-- Begin --

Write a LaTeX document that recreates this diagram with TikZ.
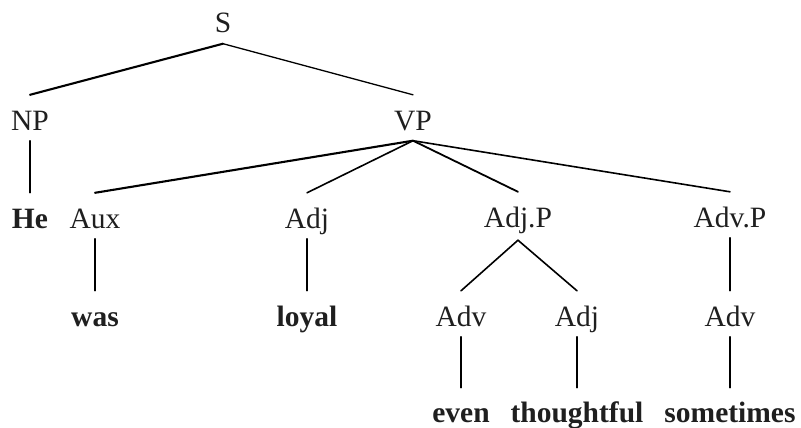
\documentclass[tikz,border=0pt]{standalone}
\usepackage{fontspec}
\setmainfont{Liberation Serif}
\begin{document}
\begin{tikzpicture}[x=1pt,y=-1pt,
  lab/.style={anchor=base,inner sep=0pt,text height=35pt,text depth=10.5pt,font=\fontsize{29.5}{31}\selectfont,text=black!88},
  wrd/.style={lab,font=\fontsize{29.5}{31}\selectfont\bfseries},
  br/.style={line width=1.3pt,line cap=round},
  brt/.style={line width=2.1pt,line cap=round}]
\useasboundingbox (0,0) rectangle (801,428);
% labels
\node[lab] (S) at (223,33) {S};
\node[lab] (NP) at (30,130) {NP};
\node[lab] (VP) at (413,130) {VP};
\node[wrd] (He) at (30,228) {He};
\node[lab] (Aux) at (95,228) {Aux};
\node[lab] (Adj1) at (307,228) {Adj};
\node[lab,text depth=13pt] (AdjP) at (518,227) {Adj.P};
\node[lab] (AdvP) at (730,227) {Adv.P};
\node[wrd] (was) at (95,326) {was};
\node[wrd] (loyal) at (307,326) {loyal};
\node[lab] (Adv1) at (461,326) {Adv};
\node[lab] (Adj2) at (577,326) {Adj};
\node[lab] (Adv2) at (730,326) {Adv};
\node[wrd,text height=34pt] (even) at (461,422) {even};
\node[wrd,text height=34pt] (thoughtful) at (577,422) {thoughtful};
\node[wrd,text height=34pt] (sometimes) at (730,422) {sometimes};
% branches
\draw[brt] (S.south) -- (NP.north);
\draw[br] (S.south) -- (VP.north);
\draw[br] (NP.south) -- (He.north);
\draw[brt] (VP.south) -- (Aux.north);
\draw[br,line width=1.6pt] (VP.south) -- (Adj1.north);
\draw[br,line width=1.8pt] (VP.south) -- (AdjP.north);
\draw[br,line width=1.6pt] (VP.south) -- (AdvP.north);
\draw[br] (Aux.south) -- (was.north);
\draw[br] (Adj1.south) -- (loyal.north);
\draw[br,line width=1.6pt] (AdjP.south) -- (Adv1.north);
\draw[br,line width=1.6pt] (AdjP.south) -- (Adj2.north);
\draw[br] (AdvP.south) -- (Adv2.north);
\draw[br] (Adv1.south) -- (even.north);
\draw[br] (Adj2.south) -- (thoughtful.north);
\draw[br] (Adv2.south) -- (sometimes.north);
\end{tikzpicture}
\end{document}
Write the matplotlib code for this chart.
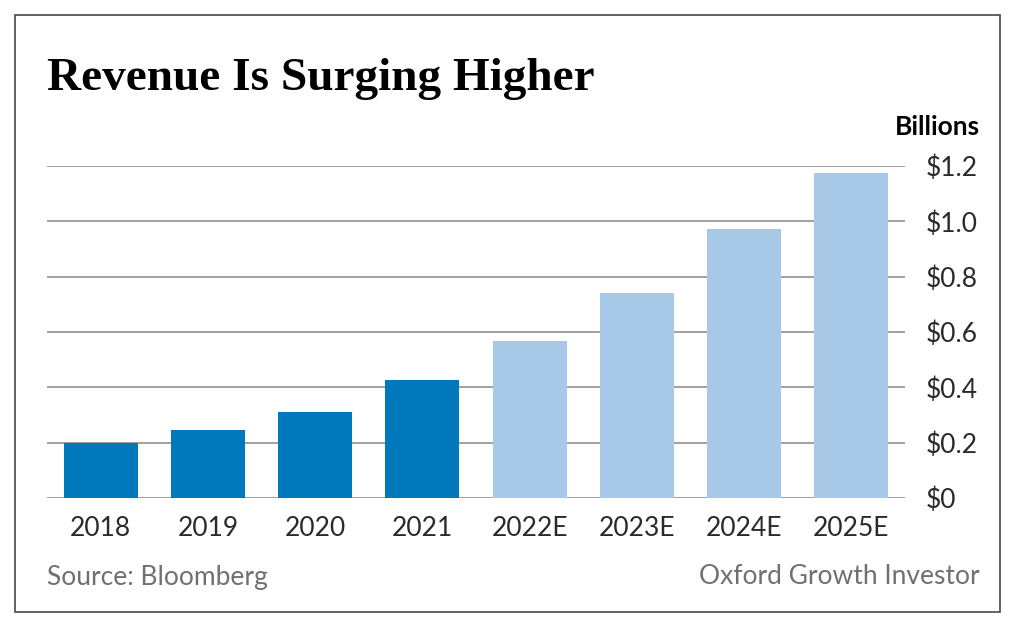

-- End --

* Stated problem: Repeat the records above exactly, leaving out any pictures they contain.

* Solution for this task:
Write a LaTeX document that recreates this diagram with TikZ.
\documentclass[tikz,border=0pt]{standalone}
\usepackage{fontspec}
\setmainfont{Liberation Serif}
\begin{document}
\begin{tikzpicture}[x=1pt,y=-1pt,
  lab/.style={anchor=base,inner sep=0pt,text height=35pt,text depth=10.5pt,font=\fontsize{29.5}{31}\selectfont,text=black!88},
  wrd/.style={lab,font=\fontsize{29.5}{31}\selectfont\bfseries},
  br/.style={line width=1.3pt,line cap=round},
  brt/.style={line width=2.1pt,line cap=round}]
\useasboundingbox (0,0) rectangle (801,428);
% labels
\node[lab] (S) at (223,33) {S};
\node[lab] (NP) at (30,130) {NP};
\node[lab] (VP) at (413,130) {VP};
\node[wrd] (He) at (30,228) {He};
\node[lab] (Aux) at (95,228) {Aux};
\node[lab] (Adj1) at (307,228) {Adj};
\node[lab,text depth=13pt] (AdjP) at (518,227) {Adj.P};
\node[lab] (AdvP) at (730,227) {Adv.P};
\node[wrd] (was) at (95,326) {was};
\node[wrd] (loyal) at (307,326) {loyal};
\node[lab] (Adv1) at (461,326) {Adv};
\node[lab] (Adj2) at (577,326) {Adj};
\node[lab] (Adv2) at (730,326) {Adv};
\node[wrd,text height=34pt] (even) at (461,422) {even};
\node[wrd,text height=34pt] (thoughtful) at (577,422) {thoughtful};
\node[wrd,text height=34pt] (sometimes) at (730,422) {sometimes};
% branches
\draw[brt] (S.south) -- (NP.north);
\draw[br] (S.south) -- (VP.north);
\draw[br] (NP.south) -- (He.north);
\draw[brt] (VP.south) -- (Aux.north);
\draw[br,line width=1.6pt] (VP.south) -- (Adj1.north);
\draw[br,line width=1.8pt] (VP.south) -- (AdjP.north);
\draw[br,line width=1.6pt] (VP.south) -- (AdvP.north);
\draw[br] (Aux.south) -- (was.north);
\draw[br] (Adj1.south) -- (loyal.north);
\draw[br,line width=1.6pt] (AdjP.south) -- (Adv1.north);
\draw[br,line width=1.6pt] (AdjP.south) -- (Adj2.north);
\draw[br] (AdvP.south) -- (Adv2.north);
\draw[br] (Adv1.south) -- (even.north);
\draw[br] (Adj2.south) -- (thoughtful.north);
\draw[br] (Adv2.south) -- (sometimes.north);
\end{tikzpicture}
\end{document}
Write the matplotlib code for this chart.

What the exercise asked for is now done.